L'objet sacrifié est ainsi placé au cœur de l'espace spirituel d'une société. La fusion des groupes fondée sur les émotions et les récits, les peurs et les mensonges, se trouve consolidée politiquement. Si le sacrifice fonctionne, on peut observer de sa bonne marche les règles à suivre et à ne pas suivre. Pour les sacrifices humains, le comportement de la personne sacrifiée avant sa désignation, devra, être préalablement déshumanisé pour justifier le meurtre. En raison de ses supposées vertus apaisantes et régulatrices, le sacrifice reste une pratique commune, même s'il est généralement associé au monde « primitif » encore attaché à un passé révolu ou à des peuplades « attardées ». D’où l’avantage des sociétés capables d’éviter ou de gérer les conflits sans être obligé de détruire les objets ou d'éliminer des humains et les évolutions vers des sacrifices de plus en plus doux, limitant la destruction.
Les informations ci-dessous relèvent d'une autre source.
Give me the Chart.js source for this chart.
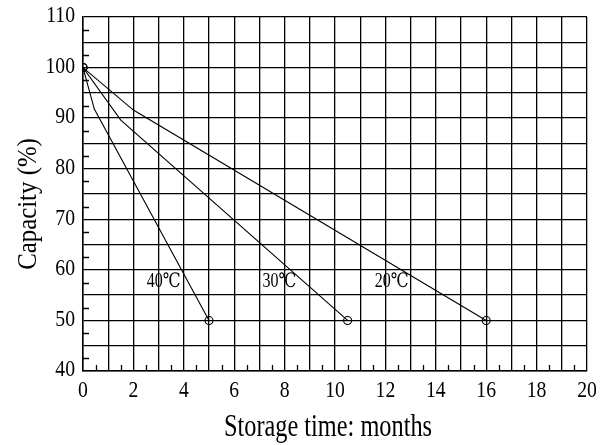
<!DOCTYPE html>
<html>
<head>
<meta charset="utf-8">
<script src="https://cdn.jsdelivr.net/npm/chart.js@4.4.0/dist/chart.umd.min.js"></script>
<style>
html,body{margin:0;padding:0;background:#fff;}
#wrap{width:612px;height:445px;position:relative;}
</style>
</head>
<body>
<div id="wrap"><canvas id="c" width="612" height="445"></canvas></div>
<script>
// Data
const seriesNames = ["40℃", "30℃", "20℃"];
const x40 = [0, 0.45, 5.0];
const y40 = [100, 91.8, 50];
const x30 = [0, 1.5, 10.5];
const y30 = [100, 89.6, 50];
const x20 = [0, 2, 16.0];
const y20 = [100, 91.6, 50];
const labelX = [3.2, 7.8, 12.25];
const labelY = [57.6, 57.6, 57.6];
const xTicks = [0, 2, 4, 6, 8, 10, 12, 14, 16, 18, 20];
const yTicks = [40, 50, 60, 70, 80, 90, 100, 110];
const xTitle = "Storage time: months";
const yTitle = "Capacity (%)";

function pts(xs, ys){ return xs.map((x,i)=>({x:x, y:ys[i]})); }
function radii(n){ return Array.from({length:n},(_,i)=> (i===0||i===n-1)?4:0); }

const serif = "'Liberation Serif','DejaVu Serif','Times New Roman',serif";

const dataSets = [[x40,y40],[x30,y30],[x20,y20]].map((d,k)=>({
  label: seriesNames[k],
  data: pts(d[0], d[1]),
  borderColor: '#000',
  borderWidth: 1.1,
  pointRadius: radii(d[0].length),
  pointBorderColor: '#000',
  pointBackgroundColor: 'rgba(0,0,0,0)',
  pointBorderWidth: 1.1,
  showLine: true,
  tension: 0
}));

// draw condensed text (sx = horizontal squeeze along the text direction)
function txt(ctx, s, x, y, size, sx, align, base, rot){
  ctx.save();
  ctx.translate(x, y);
  if (rot) ctx.rotate(rot);
  ctx.scale(sx, 1);
  ctx.font = size + "px " + serif;
  ctx.textAlign = align;
  ctx.textBaseline = base;
  ctx.fillStyle = '#000';
  ctx.fillText(s, 0, 0);
  ctx.restore();
}

const extras = {
  id: 'extras',
  afterDraw(chart){
    const ctx = chart.ctx, xs = chart.scales.x, ys = chart.scales.y;
    const a = chart.chartArea;
    ctx.save();
    ctx.strokeStyle = '#000';
    ctx.lineWidth = 1.3;
    ctx.beginPath();
    for (let v = 0.5; v < 20; v += 1){
      const px = Math.round(xs.getPixelForValue(v)) + 0.5;
      ctx.moveTo(px, a.bottom); ctx.lineTo(px, a.bottom - 6);
    }
    for (let v = 42.5; v < 110; v += 5){
      const py = Math.round(ys.getPixelForValue(v)) + 0.5;
      ctx.moveTo(a.left, py); ctx.lineTo(a.left + 6, py);
    }
    ctx.stroke();
    ctx.restore();
    // tick labels
    yTicks.forEach(v => txt(ctx, String(v), a.left - 8, ys.getPixelForValue(v) - 1, 24, 0.82, 'right', 'middle'));
    xTicks.forEach(v => txt(ctx, String(v), xs.getPixelForValue(v), a.bottom + 20, 24, 0.82, 'center', 'middle'));
    // axis titles
    txt(ctx, xTitle, (a.left + a.right) / 2 - 7, 436, 32, 0.76, 'center', 'alphabetic');
    txt(ctx, yTitle, 36, 204, 27, 0.92, 'center', 'alphabetic', -Math.PI / 2);
    // series labels
    for (let i = 0; i < seriesNames.length; i++){
      txt(ctx, seriesNames[i], xs.getPixelForValue(labelX[i]), ys.getPixelForValue(labelY[i]), 20, 0.8, 'center', 'middle');
    }
  }
};

new Chart(document.getElementById('c'), {
  type: 'scatter',
  data: { datasets: dataSets },
  options: {
    responsive: false,
    animation: false,
    layout: { padding: { left: 0, right: 25, top: 17, bottom: 0 } },
    plugins: { legend: { display: false }, tooltip: { enabled: false } },
    scales: {
      x: {
        type: 'linear', min: 0, max: 20,
        afterFit(s){ s.height = 74; },
        ticks: { stepSize: 1, autoSkip: false, display: false, maxRotation: 0 },
        grid: { color: '#000', lineWidth: 1.3, drawTicks: false },
        border: { color: '#000', width: 1.5 }
      },
      y: {
        type: 'linear', min: 40, max: 110,
        afterFit(s){ s.width = 83; },
        ticks: { stepSize: 5, autoSkip: false, display: false },
        grid: { color: '#000', lineWidth: 1.3, drawTicks: false },
        border: { color: '#000', width: 1.5 }
      }
    }
  },
  plugins: [extras]
});
</script>
</body>
</html>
Ainsi la mythologie grecque garde-t-elle en mémoire le passage du sacrifice de la bête entière à seulement les parties les moins utiles comme la peau et les os.

Une bête en morceaux

Le sacrifice n'est peut-être pas aussi efficace qu'il en a l'air. Si le conflit vient d'ailleurs, de l'état d'esprit des participants, l'élimination de l'objet du conflit ou l'élimination d'un seul participant ne change rien. On peut essayer de se rabattre sur un innocent (relatif), mais ce sacrifice ne marche plus vraiment dans un monde où le Christ a posé sa marque en privilégiant le respect des victimes, ces grands perdants sur lesquels l’attention de la justice vient d’être attirée alors qu’ils avaient été totalement méconnus. Il y a toujours des empêcheurs de tourner en rond qui vont dénoncer le sacrifice comme inadapté au problème et comme fausse solution à un vrai problème. Comme l'unanimité n'est plus acquise, la règle dérivée du sacrifice est contestée et le problème reste entier. On aura beau expulser « celui par qui le scandale arrive », un autre se lèvera derrière et tout recommencera. Seule peut et doit advenir une solution juste, impliquant un renoncement au conflit par l'amour, non pas en le refusant ou le niant, mais en le résolvant réellement dès lors qu’il a été constaté.